-- START Dataset excerpts --

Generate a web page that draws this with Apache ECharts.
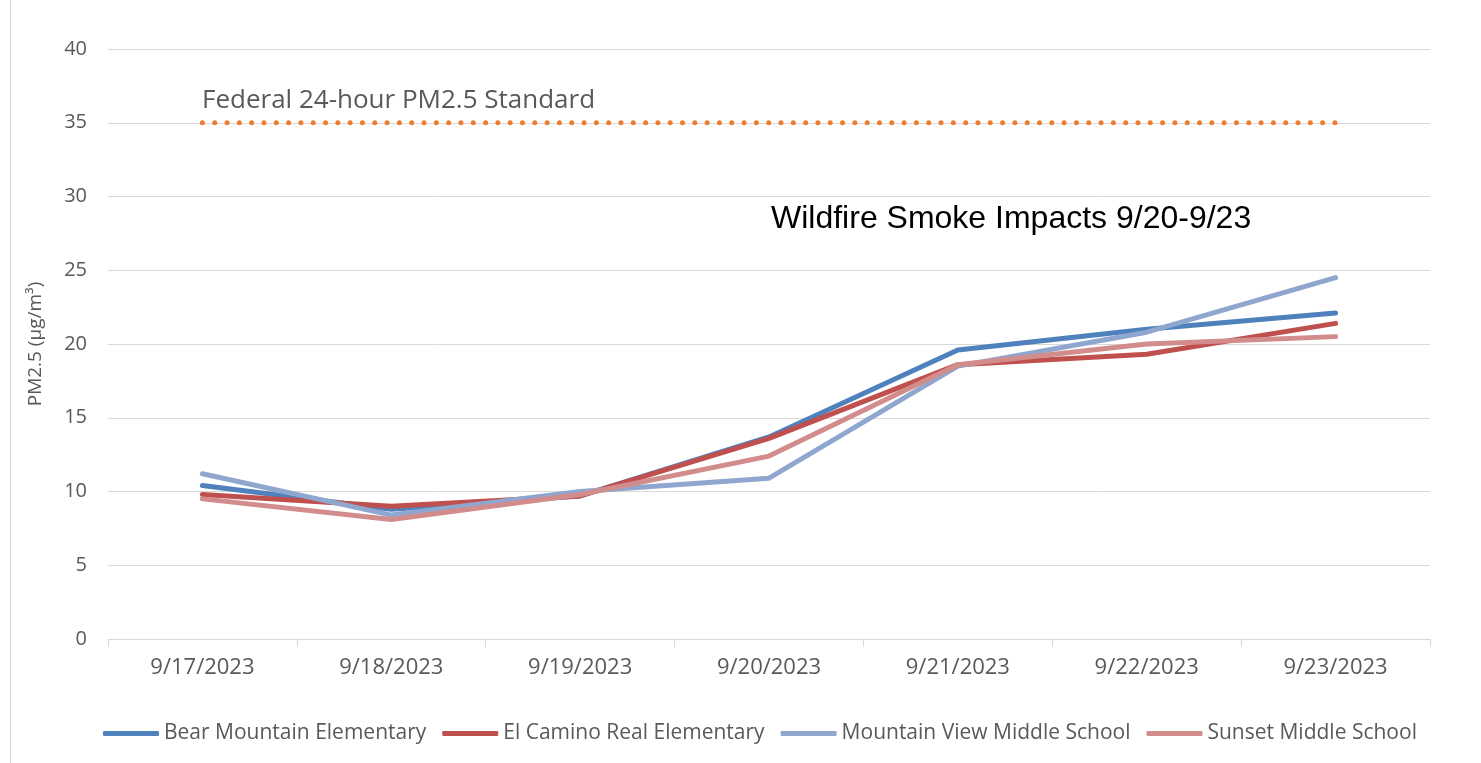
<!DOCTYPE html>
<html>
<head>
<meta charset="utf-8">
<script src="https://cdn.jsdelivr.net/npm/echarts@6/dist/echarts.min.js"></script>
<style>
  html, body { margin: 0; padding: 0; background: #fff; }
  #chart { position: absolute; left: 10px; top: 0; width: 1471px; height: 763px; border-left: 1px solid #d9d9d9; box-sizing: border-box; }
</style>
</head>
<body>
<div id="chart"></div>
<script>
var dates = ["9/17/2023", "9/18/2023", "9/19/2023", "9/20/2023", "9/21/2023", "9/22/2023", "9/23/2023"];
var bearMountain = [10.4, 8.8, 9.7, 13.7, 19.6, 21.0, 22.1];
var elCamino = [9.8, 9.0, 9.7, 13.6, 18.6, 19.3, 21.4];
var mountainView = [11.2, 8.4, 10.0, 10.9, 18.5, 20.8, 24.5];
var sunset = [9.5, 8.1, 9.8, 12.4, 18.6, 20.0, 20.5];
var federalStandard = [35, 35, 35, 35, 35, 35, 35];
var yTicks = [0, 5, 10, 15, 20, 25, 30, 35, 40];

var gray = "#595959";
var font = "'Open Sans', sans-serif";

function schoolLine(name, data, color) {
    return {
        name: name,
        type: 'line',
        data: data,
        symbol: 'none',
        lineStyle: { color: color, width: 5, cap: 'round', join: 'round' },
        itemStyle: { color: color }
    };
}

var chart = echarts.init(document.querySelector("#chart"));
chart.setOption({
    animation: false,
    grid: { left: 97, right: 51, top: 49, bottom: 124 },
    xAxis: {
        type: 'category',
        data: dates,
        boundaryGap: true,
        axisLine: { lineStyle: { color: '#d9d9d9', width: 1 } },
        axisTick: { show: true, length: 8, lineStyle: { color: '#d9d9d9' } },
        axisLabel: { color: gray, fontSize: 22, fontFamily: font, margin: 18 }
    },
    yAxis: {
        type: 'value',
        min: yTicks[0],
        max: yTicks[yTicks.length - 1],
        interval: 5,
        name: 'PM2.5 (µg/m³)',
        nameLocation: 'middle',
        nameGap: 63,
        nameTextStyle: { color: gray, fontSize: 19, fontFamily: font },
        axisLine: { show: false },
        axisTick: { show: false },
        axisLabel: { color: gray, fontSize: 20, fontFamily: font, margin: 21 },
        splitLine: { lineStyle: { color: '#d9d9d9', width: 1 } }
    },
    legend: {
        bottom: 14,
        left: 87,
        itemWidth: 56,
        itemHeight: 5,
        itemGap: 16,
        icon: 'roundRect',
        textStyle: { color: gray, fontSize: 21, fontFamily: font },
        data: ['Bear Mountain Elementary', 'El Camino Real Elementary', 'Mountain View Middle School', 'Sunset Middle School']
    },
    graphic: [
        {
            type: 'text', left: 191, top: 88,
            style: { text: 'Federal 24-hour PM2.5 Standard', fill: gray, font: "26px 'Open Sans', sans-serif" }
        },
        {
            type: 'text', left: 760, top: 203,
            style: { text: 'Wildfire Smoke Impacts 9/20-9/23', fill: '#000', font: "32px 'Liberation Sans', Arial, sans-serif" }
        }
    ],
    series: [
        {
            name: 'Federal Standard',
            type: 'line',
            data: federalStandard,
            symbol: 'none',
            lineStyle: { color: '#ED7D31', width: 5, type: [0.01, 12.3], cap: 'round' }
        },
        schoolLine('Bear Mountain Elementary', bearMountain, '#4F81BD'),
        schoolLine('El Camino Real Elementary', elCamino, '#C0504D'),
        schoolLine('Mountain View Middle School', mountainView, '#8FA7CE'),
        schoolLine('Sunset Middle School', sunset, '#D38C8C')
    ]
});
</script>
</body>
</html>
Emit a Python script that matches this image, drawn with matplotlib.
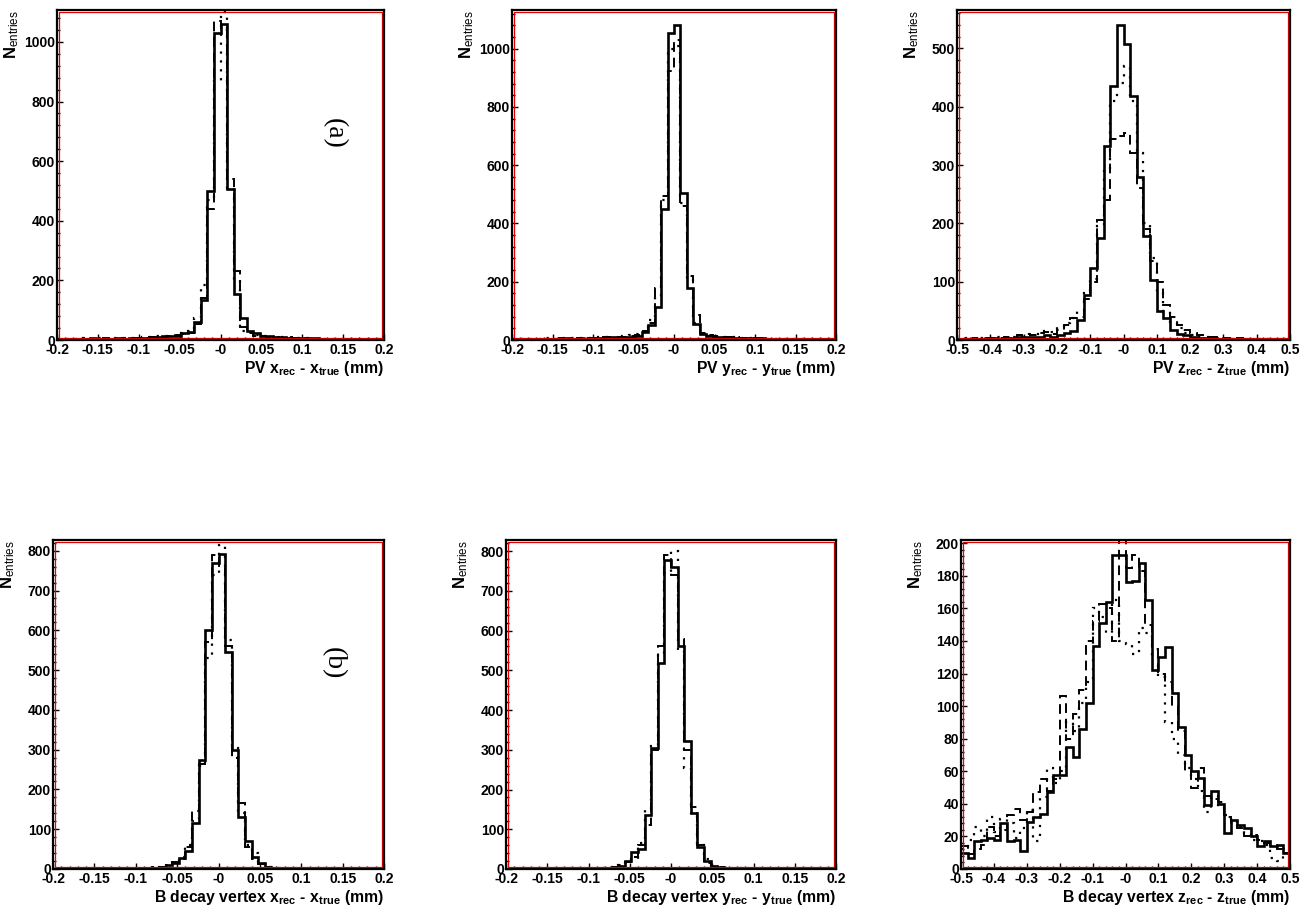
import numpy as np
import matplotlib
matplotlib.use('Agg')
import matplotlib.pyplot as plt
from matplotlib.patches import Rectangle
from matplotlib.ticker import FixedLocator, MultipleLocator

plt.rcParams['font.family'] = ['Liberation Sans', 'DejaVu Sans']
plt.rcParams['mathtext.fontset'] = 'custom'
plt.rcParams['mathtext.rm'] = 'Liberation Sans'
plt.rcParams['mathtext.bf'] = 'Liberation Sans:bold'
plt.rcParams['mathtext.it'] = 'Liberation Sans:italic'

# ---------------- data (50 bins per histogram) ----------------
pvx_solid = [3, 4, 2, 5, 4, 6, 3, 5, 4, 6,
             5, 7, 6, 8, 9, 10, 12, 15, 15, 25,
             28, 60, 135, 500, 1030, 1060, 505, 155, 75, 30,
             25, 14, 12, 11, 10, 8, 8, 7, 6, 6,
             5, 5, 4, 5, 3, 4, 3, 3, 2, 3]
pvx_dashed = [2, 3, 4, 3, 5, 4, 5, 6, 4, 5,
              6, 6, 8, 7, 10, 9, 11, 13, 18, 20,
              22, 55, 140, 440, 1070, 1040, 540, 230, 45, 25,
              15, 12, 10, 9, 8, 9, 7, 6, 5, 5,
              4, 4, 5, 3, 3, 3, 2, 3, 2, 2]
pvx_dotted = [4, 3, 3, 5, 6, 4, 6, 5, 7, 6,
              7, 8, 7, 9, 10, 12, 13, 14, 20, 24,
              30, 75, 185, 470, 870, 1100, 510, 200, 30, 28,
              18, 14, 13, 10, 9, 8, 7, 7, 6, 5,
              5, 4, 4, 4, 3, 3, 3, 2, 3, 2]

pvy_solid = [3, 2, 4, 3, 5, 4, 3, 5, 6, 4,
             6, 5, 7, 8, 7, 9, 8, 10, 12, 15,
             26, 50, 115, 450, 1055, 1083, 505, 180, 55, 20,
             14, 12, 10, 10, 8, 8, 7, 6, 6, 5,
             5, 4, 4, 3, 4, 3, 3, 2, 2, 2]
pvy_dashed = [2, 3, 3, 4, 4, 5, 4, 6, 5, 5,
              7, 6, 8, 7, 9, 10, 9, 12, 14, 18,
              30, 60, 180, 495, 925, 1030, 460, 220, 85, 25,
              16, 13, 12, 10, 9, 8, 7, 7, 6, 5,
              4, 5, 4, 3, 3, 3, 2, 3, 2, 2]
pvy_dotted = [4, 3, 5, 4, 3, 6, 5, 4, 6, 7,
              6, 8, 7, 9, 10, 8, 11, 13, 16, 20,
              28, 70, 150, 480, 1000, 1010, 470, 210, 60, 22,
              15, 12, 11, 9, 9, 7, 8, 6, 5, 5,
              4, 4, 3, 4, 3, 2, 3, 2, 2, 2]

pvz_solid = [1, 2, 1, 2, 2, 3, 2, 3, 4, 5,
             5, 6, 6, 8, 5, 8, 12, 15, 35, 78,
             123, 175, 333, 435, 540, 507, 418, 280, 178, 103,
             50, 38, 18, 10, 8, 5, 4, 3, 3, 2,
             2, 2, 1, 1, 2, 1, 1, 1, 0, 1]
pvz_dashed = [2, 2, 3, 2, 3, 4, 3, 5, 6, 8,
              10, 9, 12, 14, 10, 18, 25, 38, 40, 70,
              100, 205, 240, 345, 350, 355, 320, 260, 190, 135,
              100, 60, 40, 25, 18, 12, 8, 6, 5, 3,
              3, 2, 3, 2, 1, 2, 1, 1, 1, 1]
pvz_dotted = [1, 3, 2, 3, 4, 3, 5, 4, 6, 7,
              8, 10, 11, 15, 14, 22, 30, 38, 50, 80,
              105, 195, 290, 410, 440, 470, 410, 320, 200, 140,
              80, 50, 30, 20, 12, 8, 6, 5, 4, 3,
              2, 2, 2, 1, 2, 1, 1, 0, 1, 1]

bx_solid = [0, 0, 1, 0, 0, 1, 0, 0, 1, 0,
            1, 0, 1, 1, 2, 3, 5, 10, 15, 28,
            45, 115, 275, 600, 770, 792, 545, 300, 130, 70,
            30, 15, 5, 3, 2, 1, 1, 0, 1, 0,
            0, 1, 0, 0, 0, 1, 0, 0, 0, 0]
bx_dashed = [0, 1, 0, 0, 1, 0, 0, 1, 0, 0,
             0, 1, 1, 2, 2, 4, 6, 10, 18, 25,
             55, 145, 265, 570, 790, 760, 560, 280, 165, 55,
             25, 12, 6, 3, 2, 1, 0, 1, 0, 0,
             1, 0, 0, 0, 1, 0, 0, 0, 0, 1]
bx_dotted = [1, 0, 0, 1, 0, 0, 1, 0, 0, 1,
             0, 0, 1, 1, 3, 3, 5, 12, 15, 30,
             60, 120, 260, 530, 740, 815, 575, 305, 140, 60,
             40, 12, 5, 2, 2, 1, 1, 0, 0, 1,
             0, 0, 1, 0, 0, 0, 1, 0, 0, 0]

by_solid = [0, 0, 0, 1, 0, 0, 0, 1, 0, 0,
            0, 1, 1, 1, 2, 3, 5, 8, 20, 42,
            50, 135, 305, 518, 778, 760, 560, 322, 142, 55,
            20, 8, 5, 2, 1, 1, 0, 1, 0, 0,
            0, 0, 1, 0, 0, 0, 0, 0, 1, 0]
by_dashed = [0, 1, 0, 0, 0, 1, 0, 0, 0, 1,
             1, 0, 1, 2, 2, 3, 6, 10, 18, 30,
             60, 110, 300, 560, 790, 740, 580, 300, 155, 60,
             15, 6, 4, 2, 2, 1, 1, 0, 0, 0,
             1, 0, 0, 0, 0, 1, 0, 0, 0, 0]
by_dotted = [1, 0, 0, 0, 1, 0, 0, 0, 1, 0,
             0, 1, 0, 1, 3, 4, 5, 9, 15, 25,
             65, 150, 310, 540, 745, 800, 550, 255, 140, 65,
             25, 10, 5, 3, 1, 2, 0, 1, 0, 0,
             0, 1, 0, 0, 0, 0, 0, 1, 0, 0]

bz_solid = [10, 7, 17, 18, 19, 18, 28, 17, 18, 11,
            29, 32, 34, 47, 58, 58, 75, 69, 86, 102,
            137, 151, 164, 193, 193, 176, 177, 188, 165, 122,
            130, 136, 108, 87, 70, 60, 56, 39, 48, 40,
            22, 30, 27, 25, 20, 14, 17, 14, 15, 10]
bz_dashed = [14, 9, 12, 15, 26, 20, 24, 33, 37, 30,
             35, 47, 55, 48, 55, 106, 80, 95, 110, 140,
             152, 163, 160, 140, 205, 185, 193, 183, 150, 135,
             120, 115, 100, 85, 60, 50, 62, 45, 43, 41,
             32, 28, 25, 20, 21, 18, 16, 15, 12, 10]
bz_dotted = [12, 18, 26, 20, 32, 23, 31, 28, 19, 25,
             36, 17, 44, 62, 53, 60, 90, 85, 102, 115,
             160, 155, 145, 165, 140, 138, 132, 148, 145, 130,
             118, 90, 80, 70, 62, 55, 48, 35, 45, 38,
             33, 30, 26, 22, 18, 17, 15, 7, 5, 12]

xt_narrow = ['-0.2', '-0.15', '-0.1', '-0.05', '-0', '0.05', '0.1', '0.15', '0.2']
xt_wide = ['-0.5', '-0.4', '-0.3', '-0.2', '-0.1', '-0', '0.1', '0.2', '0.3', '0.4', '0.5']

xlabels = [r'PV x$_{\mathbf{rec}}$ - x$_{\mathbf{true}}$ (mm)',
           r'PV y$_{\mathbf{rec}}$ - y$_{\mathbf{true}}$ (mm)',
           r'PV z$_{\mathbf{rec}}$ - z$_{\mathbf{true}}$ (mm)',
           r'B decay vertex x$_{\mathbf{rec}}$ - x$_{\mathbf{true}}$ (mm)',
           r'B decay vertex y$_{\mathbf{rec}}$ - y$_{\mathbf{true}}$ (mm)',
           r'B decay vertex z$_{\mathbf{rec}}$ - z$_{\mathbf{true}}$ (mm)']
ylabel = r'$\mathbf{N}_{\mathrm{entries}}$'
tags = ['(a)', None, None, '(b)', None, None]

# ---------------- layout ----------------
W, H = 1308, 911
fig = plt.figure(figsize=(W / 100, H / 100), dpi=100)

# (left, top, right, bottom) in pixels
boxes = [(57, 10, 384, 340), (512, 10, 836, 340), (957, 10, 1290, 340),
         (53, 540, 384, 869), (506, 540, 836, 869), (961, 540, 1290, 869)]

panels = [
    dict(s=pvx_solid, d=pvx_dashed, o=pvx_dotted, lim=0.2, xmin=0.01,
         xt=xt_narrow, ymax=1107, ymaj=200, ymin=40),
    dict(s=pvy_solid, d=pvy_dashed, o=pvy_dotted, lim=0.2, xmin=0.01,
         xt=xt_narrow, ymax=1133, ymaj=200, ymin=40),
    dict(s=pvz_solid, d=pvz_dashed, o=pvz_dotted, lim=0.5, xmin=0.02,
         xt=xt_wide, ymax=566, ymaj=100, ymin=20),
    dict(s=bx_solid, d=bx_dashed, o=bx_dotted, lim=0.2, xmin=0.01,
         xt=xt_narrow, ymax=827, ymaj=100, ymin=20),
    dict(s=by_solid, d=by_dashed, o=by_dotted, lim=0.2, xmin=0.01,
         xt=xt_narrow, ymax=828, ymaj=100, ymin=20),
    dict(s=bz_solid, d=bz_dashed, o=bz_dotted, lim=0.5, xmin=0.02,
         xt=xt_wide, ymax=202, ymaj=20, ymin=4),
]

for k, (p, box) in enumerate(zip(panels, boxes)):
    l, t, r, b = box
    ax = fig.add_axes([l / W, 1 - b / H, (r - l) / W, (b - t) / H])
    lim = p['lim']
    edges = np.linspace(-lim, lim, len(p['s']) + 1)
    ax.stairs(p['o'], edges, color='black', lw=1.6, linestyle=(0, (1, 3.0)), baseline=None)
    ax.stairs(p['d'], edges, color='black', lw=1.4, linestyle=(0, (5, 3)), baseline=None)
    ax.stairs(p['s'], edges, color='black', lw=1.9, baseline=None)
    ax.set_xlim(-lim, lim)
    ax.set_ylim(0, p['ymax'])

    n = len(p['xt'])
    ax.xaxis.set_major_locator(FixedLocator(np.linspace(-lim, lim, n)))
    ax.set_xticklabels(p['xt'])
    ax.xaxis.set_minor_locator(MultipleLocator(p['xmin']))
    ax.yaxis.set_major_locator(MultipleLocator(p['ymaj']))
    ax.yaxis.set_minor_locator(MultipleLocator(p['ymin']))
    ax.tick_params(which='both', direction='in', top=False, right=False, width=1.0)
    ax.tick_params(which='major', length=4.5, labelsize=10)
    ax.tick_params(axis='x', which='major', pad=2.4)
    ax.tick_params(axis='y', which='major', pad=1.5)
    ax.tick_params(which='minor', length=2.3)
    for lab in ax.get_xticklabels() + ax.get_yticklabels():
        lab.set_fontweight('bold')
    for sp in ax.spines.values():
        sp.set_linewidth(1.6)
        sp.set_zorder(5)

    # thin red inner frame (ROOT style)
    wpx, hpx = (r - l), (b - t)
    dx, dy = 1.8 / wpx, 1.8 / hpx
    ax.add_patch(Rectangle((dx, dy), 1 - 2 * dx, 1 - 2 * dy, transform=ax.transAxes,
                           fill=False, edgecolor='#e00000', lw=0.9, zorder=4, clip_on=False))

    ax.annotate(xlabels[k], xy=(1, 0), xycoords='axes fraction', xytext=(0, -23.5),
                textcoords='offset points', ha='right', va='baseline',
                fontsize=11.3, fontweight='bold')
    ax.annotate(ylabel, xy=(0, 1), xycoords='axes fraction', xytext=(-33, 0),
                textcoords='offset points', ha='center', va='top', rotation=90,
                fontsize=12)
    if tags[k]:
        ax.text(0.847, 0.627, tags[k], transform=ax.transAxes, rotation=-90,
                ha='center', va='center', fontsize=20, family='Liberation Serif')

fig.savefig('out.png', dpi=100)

-- END Dataset excerpts --

▶ [Task details]: Among the records above, locate the line containing "Emit a Python" and the line containing "from matplotlib.ticker import", then transcribe exactly the lines starting at the first and ending at the second, with no pictures.

▶ [Exercise response]:
Emit a Python script that matches this image, drawn with matplotlib.
import numpy as np
import matplotlib
matplotlib.use('Agg')
import matplotlib.pyplot as plt
from matplotlib.patches import Rectangle
from matplotlib.ticker import FixedLocator, MultipleLocator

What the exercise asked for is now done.